During their afternoon's presentations, they took several swings at the strategy of the federal government leading up to the trial, especially its decision of postponing any attempt to get out of the Quebec case until the BC issues were resolved. (A few weeks before the Supreme Court issued its decision, the federal government reached an out of court arrangement with the plaintiffs - it too was rejected by Justice Riordan.)

Simon Potter painted a picture of a recalcitrant government, resisting Judge Riordan's appeals to bring forward its motion to be dismissed from the case. He cited Judge Riordan's frustrated comments in his February ruling that although he had "beseeched Canada to present its Motion to Dismiss in time so that these files could follow what appeared to be an inevitable path to the Supreme Court of Canada hand in hand with the BC proceedings. The Court's urgings fell on deaf ears." Potter pointed out that in a ruling as early as 2008, Justice Riordan had pushed the federal government to fish or cut bait.
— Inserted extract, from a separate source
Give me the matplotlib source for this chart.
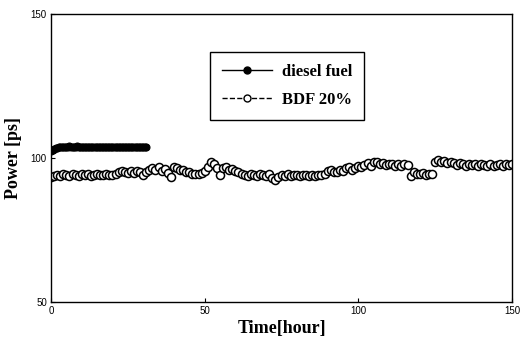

The outcome was a decision of Justice Riordan to postpone a final decision on the federal involvement, a case management decision the Court of Appeal should respect, he concluded.

Craig Lockwood took swipes at other actions of the government, in particular its continued engagement in licensing 'lower tar' varieties of tobacco after evidence of compensation had been shared with them.  The industry should be permitted to show that these actions were wilful and reckless, he said, and therefore the federal government should remain in the case.

The B.C. (and New Brunswick) cases should not be considered precedents, the industry argued, as they were decided on laws quite different than those in Quebec. Because the Supreme Court ruling was on the statutes in those provinces and not on common law or other principles, the ruling did not automatically apply to Quebec's differing laws. In support of this position, they emphasized the logic of Judge Riordan's ruling that  another Supreme Court ruling (on the Canadian Food Inspection Agency) was more relevant as it reflected the constitutionality of different proceedings in different jurisdictions. The distinctiveness of Quebec's legal system was repeatedly emphasized by the industry's representatives.

Judicial solidarity?

To date, the Court of Appeal has turned down almost all of the appeals sent its way in this case, and concerns about allowing any appeals of decisions made while the trial was under way were reflected in some of the comments from the bench. Justice Leger pointed out that Justice Riordan would have taken the Supreme Court decisions into account before making his decisions. Justice Gascon reflected on the slippery slope of allowing appeals of interlocutory judgements.

A BIG decision

In this case, the Court of Appeal will have to decide whether to draw a line between the Quebec class action and the B.C. and New Brunswick case s and, if so, on which side of that line the federal government’s future involvement lies. 


It is not only the federal government and industry that have a lot riding on the outcome of this hearing. If the government is excused from the case, valuable experience and expertise sympathetic to the plaintiffs' side will leave the room. Testimony by the government's expert witnesses, which support the plaintiff's case, will not be available. The imbalance between the resources of four local law firms and those of three of the world's largest multinationals may become more important.

The Canadian public also stands to lose a unique opportunity for a judicial review, however strangely constructed, of the government's handling of a one of Canada's most sustained and deadly epidemics.